The leaves of the cabbage were very crinkly and textured with bold stems and a very dark V shape, using neocolour pastels I drew the shapes of the leaves, using black pastels to create the dark area. Using opaque marker pens I added little specks and dots to highlight the light branches of the stems in white and the darker grey a few of the shades, linking back to the black focal point. All of this is on a sheet of old handmade japanese paper, a little creased and textured.


My drawing of the shell was my happy accident of the afternoon, I was drawing the shell, as best I could with opaque markers on black paper and adding white and black ink. It all went horribly wrong and ended up just being a black and grey sluggy mess. So I wiped off the paint with a wet sponge, still frustrated I grabbed a piece of tissue and slapped  in on top of the drawing. The opaque markers showed through and using watered down gel medium I stuck the tissue down flat, leaving in the creases for interest. 

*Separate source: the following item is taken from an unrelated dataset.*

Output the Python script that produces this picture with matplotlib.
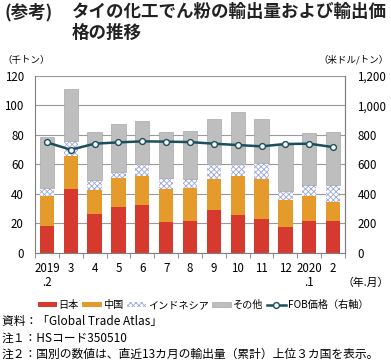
import matplotlib
matplotlib.use("Agg")
import matplotlib.pyplot as plt
import matplotlib.transforms as mtransforms
import numpy as np

plt.rcParams['font.family'] = ['Noto Sans CJK JP', 'DejaVu Sans']
plt.rcParams['hatch.linewidth'] = 0.6

months = ["2019", "3", "4", "5", "6", "7", "8", "9", "10", "11", "12", "2020", "2"]
months_sub = [".2", "", "", "", "", "", "", "", "", "", "", ".1", ""]
japan = [18.1, 42.9, 26.2, 31.0, 32.3, 20.6, 21.2, 28.7, 25.5, 22.8, 17.4, 21.5, 21.2]
china = [20.3, 22.4, 16.5, 19.6, 19.7, 22.3, 22.6, 21.0, 26.7, 26.9, 18.3, 16.9, 13.2]
indonesia = [5.4, 10.2, 6.3, 3.9, 7.9, 7.7, 6.1, 10.2, 7.7, 10.9, 5.9, 7.7, 11.5]
others = [34.8, 35.2, 32.8, 32.7, 29.1, 31.2, 32.6, 30.5, 35.5, 30.2, 31.2, 34.8, 35.9]
fob = [748, 698, 739, 748, 755, 753, 750, 739, 730, 721, 737, 739, 716]

fig = plt.figure(figsize=(3.91, 3.61), dpi=100)
ax = fig.add_axes([35/391, 1-252.7/361, 310/391, 177/361])
x = np.arange(len(months))
w = 0.6
c_red = '#d63a2f'
c_org = '#e59a2c'
c_gry = '#bebebe'
b = np.zeros(len(months))
ax.bar(x, japan, w, color=c_red, label='日本', zorder=2)
b += japan
ax.bar(x, china, w, bottom=b, color=c_org, label='中国', zorder=2)
b += china
ax.bar(x, indonesia, w, bottom=b, facecolor='white', edgecolor='#9aa6dc', hatch='xxxxxx',
       linewidth=0, label='インドネシア', zorder=2)
b += indonesia
ax.bar(x, others, w, bottom=b, color=c_gry, edgecolor='#a8a8a8', linewidth=0.5, label='その他', zorder=2)

ax.set_xlim(-0.5, len(months)-0.5)
ax.set_ylim(0, 120)
ax.set_yticks(range(0, 121, 20))
ax.yaxis.grid(True, color='#9a9a9a', linewidth=0.8, zorder=0)
ax.set_axisbelow(True)
ax.set_xticks(x)
ax.set_xticklabels(months, fontsize=8.3)
ax.set_xticks(np.arange(-0.5, len(months), 1), minor=True)
ax.tick_params(axis='x', which='major', length=0, pad=7)
ax.tick_params(axis='x', which='minor', length=3.5, color='#808080', direction='out')
ax.tick_params(axis='y', length=0, labelsize=8.3, pad=8)
trans = mtransforms.blended_transform_factory(ax.transData, fig.transFigure)
for xi, s in zip(x, months_sub):
    if s:
        ax.text(xi, 1-283/361, s, transform=trans, fontsize=8.3, ha='center', va='center')
ax.spines['top'].set_visible(False)
for s in ['left', 'right', 'bottom']:
    ax.spines[s].set_color('#808080')
    ax.spines[s].set_linewidth(0.8)

ax2 = ax.twinx()
ax2.set_ylim(0, 1200)
ax2.set_yticks(range(0, 1201, 200))
ax2.set_yticklabels([f"{v:,}" for v in range(0, 1201, 200)])
ax2.tick_params(axis='y', length=0, labelsize=8.3, pad=9)
ax2.plot(x, fob, color='#1c4f5e', linewidth=1.8, marker='o', markersize=4.2,
         markerfacecolor='white', markeredgecolor='#1c4f5e', markeredgewidth=1.0,
         label='FOB価格（右軸）', zorder=3)
for s in ['top', 'left', 'bottom']:
    ax2.spines[s].set_visible(False)
ax2.spines['right'].set_color('#808080')
ax2.spines['right'].set_linewidth(0.8)

fig.text(5/391, 1-12/361, '(参考)', fontsize=12.6, fontweight='bold', va='center', ha='left', color='#222222')
fig.text(72/391, 1-12/361, 'タイの化工でん粉の輸出量および輸出価', fontsize=12.6, fontweight='bold', va='center', ha='left', color='#222222')
fig.text(72/391, 1-33/361, '格の推移', fontsize=12.6, fontweight='bold', va='center', ha='left', color='#222222')
fig.text(2/391, 1-60/361, '（千トン）', fontsize=6.8, va='center', ha='left')
fig.text(389/391, 1-60/361, '（米ドル/トン）', fontsize=6.8, va='center', ha='right')
fig.text(389/391, 1-283/361, '（年.月）', fontsize=7.8, va='center', ha='right')

h1, l1 = ax.get_legend_handles_labels()
h2, l2 = ax2.get_legend_handles_labels()
fig.legend(h1+h2, l1+l2, loc='center', bbox_to_anchor=(203/391, 1-305/361), ncol=5,
           frameon=False, fontsize=7.3, handlelength=1.9, handleheight=0.45,
           handletextpad=0.15, columnspacing=0.35, borderaxespad=0)

fig.text(2/391, 1-322/361, '資料：「Global Trade Atlas」', fontsize=8.5, va='center', ha='left')
fig.text(2/391, 1-338/361, '注１：HSコード350510', fontsize=8.5, va='center', ha='left')
fig.text(2/391, 1-354/361, '注２：国別の数値は、直近13カ月の輸出量（累計）上位３カ国を表示。', fontsize=8.5, va='center', ha='left')

fig.savefig('out.png', dpi=100)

After the tissue had dried I drew the detail back in with the markers and added shade and tone with some soft pastels. Finishing it all off with some fixative. I have to say I was pleased, my drawing skills have been picked up along the way and I’m not confident at realism at all, I’m more an abstract girl but here for once was a drawing almost being the real thing. I had procrasinated for a whole day and a morning because I couldnt face picking up my pencil. Now I was very pleased that I had ….. but then!


I produced this monstrosity, there are elements that are okay, but overall I hate it.  The gel medium gave it a nice texture and there is plenty of tone. I like the little motif in the centre of the apple but the rest just doesn’t make me happy. Which is fine, overall it was a very successful. 

And, to finish off the day I went back to the white cabbage and painted a very simple record of the layers of the leaves, tightly packaged with the dark gaps between the pieces.